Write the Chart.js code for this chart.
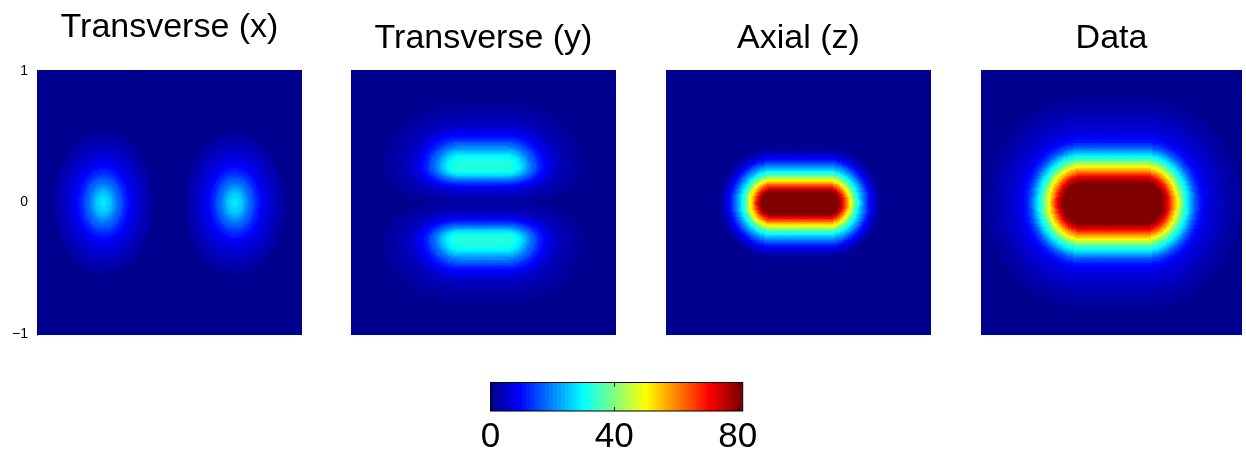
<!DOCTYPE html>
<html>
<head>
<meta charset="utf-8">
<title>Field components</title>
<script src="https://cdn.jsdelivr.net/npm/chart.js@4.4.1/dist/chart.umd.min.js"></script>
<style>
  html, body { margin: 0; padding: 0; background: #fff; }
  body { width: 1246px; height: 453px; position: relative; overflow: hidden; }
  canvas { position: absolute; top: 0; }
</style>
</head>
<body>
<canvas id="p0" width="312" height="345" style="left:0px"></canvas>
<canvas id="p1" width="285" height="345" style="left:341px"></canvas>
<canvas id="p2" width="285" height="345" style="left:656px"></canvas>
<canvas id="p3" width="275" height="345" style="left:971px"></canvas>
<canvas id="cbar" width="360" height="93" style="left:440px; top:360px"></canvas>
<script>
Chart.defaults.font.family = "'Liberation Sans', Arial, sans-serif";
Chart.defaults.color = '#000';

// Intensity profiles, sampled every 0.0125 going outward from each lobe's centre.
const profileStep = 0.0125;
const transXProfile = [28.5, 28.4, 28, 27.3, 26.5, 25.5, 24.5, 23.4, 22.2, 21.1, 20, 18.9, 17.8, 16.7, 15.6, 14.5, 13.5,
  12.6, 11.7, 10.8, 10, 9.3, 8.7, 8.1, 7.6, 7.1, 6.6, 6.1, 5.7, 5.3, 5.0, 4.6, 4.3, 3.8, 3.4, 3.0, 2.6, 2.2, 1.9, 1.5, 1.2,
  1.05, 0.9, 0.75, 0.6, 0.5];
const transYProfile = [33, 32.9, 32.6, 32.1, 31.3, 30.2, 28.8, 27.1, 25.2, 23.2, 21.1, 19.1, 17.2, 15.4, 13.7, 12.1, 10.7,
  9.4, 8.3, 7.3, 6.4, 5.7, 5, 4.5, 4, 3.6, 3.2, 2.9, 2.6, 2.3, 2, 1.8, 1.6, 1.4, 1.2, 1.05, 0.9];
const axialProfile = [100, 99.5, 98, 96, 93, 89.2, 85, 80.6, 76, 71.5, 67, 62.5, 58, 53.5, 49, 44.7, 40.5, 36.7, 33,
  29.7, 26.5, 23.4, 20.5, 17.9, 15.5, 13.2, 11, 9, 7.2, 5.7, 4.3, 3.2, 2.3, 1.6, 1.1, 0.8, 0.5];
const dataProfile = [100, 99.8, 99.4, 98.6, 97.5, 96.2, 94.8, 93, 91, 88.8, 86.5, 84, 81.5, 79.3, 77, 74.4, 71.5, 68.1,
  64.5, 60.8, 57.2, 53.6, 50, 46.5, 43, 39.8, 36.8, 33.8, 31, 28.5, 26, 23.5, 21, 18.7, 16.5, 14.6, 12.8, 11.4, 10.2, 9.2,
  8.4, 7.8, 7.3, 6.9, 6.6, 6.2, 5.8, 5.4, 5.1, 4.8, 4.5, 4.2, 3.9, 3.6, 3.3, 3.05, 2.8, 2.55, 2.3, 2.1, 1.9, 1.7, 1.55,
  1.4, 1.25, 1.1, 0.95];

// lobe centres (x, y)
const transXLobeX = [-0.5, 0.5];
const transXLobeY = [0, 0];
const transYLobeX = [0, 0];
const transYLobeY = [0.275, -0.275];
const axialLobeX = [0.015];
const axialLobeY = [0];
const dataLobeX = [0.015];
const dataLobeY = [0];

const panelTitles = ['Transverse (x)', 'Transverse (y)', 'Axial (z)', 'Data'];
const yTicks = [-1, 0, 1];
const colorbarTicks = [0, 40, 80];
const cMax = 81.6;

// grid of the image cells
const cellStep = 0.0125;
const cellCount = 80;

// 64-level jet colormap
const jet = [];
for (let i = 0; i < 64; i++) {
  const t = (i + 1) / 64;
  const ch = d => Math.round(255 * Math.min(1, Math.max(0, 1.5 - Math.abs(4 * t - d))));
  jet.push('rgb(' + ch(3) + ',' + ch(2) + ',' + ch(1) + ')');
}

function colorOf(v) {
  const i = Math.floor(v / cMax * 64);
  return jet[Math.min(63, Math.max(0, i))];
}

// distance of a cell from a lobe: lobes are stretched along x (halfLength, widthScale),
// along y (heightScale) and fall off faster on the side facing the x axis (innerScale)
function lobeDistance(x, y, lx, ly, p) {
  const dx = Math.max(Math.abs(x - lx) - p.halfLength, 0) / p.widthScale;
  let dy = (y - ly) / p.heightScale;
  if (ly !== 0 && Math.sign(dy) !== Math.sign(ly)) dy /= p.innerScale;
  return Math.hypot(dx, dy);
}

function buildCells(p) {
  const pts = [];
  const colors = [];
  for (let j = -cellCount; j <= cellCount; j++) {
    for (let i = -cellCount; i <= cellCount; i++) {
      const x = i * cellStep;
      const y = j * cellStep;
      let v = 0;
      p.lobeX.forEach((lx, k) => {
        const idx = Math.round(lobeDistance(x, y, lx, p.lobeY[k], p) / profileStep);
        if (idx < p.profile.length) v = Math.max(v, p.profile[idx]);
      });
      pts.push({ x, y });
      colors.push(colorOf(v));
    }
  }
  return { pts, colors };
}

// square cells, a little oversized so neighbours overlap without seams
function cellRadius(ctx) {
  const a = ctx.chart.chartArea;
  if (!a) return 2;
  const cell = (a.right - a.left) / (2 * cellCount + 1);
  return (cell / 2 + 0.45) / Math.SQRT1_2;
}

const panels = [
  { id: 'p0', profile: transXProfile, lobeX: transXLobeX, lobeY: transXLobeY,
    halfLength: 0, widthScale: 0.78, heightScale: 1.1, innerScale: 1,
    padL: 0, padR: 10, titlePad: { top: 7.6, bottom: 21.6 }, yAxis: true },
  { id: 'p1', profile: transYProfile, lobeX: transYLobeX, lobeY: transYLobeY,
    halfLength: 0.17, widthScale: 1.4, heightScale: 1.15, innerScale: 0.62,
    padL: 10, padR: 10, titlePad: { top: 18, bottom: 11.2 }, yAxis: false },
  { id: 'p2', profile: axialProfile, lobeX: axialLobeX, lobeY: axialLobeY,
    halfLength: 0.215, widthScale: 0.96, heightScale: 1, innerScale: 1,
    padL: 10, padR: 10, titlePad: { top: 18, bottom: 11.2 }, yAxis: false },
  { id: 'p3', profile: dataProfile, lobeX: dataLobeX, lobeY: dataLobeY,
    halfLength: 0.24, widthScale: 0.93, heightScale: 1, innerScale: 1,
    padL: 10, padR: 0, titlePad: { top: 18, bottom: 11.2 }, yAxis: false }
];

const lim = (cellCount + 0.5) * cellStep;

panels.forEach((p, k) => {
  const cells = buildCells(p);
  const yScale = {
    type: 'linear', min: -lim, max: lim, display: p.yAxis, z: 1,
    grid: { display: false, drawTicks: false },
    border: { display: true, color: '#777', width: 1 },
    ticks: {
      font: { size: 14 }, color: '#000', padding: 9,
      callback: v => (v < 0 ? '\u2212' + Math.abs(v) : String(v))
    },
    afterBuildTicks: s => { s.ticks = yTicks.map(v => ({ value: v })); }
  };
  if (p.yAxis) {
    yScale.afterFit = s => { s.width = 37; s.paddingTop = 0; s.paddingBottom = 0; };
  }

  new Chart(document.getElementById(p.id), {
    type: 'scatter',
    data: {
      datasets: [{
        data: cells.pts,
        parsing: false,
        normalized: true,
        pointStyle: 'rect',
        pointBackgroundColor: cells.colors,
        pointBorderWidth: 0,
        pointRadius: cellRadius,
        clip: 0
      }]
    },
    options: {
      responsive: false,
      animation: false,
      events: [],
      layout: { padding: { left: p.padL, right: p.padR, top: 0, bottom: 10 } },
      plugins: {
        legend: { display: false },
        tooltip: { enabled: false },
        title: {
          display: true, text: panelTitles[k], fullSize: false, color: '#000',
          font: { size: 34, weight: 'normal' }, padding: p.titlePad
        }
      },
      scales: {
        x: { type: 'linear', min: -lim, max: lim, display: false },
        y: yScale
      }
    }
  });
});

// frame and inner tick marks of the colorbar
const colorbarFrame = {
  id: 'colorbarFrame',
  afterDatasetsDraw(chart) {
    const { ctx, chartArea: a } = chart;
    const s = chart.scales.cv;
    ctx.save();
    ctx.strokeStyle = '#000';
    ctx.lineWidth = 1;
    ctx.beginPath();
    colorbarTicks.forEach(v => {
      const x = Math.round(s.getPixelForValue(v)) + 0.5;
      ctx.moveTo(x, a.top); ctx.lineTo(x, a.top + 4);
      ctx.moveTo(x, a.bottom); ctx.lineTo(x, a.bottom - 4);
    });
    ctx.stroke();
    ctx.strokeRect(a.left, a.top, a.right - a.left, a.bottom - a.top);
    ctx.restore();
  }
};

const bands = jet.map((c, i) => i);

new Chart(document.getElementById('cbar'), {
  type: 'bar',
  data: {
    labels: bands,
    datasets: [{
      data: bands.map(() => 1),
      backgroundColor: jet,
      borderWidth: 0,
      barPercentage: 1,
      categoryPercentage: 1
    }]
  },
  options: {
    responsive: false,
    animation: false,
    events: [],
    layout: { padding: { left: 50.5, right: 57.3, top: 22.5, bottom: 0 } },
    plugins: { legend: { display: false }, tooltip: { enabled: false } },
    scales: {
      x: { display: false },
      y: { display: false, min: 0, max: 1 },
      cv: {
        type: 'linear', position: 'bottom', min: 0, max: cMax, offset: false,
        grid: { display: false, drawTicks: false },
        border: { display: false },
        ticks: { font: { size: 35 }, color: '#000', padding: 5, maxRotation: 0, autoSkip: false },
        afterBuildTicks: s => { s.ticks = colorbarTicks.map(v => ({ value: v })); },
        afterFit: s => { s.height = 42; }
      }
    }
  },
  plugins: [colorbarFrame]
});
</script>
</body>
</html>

* * * * * * *

» Given instruction: Please take the lines from the beginning of the data above through the line holding "Chart.defaults.color = '#000';" and transcribe them exactly, without any pictures.

» Output of the exercise:
Write the Chart.js code for this chart.
<!DOCTYPE html>
<html>
<head>
<meta charset="utf-8">
<title>Field components</title>
<script src="https://cdn.jsdelivr.net/npm/chart.js@4.4.1/dist/chart.umd.min.js"></script>
<style>
  html, body { margin: 0; padding: 0; background: #fff; }
  body { width: 1246px; height: 453px; position: relative; overflow: hidden; }
  canvas { position: absolute; top: 0; }
</style>
</head>
<body>
<canvas id="p0" width="312" height="345" style="left:0px"></canvas>
<canvas id="p1" width="285" height="345" style="left:341px"></canvas>
<canvas id="p2" width="285" height="345" style="left:656px"></canvas>
<canvas id="p3" width="275" height="345" style="left:971px"></canvas>
<canvas id="cbar" width="360" height="93" style="left:440px; top:360px"></canvas>
<script>
Chart.defaults.font.family = "'Liberation Sans', Arial, sans-serif";
Chart.defaults.color = '#000';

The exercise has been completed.